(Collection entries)
----------------
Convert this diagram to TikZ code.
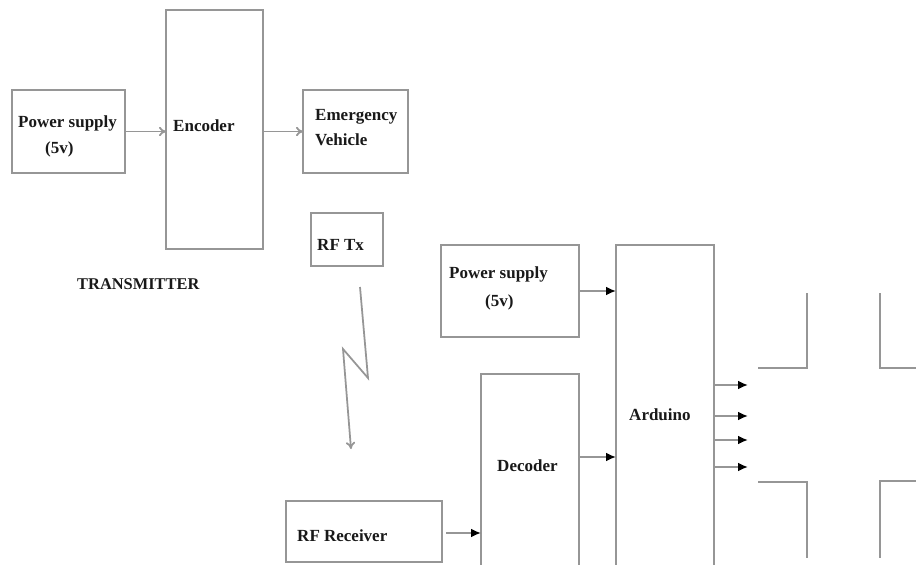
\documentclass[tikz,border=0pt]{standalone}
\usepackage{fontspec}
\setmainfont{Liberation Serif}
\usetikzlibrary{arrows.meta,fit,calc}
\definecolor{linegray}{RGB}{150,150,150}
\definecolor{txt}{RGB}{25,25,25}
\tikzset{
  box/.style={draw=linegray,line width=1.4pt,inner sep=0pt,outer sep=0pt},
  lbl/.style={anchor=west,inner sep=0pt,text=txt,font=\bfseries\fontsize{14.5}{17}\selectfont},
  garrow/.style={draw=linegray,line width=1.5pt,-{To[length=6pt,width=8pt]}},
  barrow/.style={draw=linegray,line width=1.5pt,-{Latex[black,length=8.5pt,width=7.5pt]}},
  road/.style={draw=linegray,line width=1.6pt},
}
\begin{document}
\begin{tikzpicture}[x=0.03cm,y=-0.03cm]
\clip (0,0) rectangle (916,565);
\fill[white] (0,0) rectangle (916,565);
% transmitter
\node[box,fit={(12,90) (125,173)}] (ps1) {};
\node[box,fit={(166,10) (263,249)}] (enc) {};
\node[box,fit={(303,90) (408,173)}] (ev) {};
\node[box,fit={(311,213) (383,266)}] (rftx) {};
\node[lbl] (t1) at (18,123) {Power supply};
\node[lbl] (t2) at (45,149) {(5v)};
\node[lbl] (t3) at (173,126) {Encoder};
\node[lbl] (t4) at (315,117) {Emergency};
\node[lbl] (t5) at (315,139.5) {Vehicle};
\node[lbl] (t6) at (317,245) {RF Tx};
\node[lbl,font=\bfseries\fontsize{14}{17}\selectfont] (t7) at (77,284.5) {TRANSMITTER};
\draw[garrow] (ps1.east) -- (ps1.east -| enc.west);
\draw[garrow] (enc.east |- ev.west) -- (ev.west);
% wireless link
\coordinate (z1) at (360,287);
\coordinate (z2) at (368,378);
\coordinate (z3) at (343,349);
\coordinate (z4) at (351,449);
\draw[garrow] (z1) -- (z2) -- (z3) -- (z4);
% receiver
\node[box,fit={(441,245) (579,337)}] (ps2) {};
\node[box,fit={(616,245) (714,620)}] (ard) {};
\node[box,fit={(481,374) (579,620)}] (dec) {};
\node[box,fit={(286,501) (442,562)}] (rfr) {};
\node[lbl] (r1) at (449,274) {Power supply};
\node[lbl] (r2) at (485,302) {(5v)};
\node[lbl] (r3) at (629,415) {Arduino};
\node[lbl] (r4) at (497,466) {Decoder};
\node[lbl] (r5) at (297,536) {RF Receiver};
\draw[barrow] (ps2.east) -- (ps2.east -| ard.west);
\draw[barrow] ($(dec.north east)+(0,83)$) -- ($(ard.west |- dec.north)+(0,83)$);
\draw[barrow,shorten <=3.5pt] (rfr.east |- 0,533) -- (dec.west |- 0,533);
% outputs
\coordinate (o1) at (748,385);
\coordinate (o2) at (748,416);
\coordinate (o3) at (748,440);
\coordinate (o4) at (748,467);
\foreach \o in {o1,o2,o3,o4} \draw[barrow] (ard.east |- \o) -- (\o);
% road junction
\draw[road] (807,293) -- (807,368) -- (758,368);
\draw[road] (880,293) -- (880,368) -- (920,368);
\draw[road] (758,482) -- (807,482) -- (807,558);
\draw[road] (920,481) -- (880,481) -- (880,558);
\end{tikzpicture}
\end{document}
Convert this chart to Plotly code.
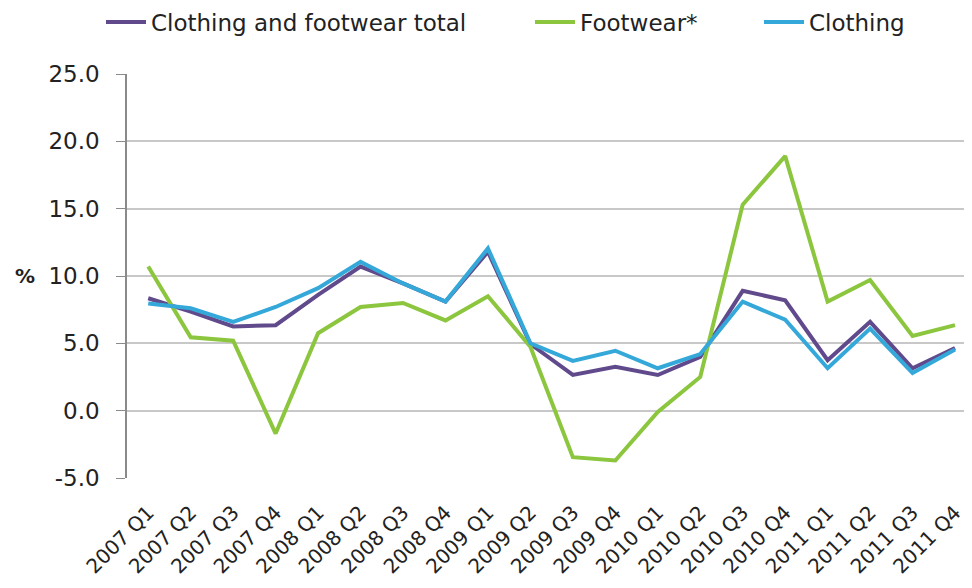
----------------
> _Task instructions_: Select, from the listing, all lines that include the word "Convert".

> _Solution for this problem_:
Convert this diagram to TikZ code.
Convert this chart to Plotly code.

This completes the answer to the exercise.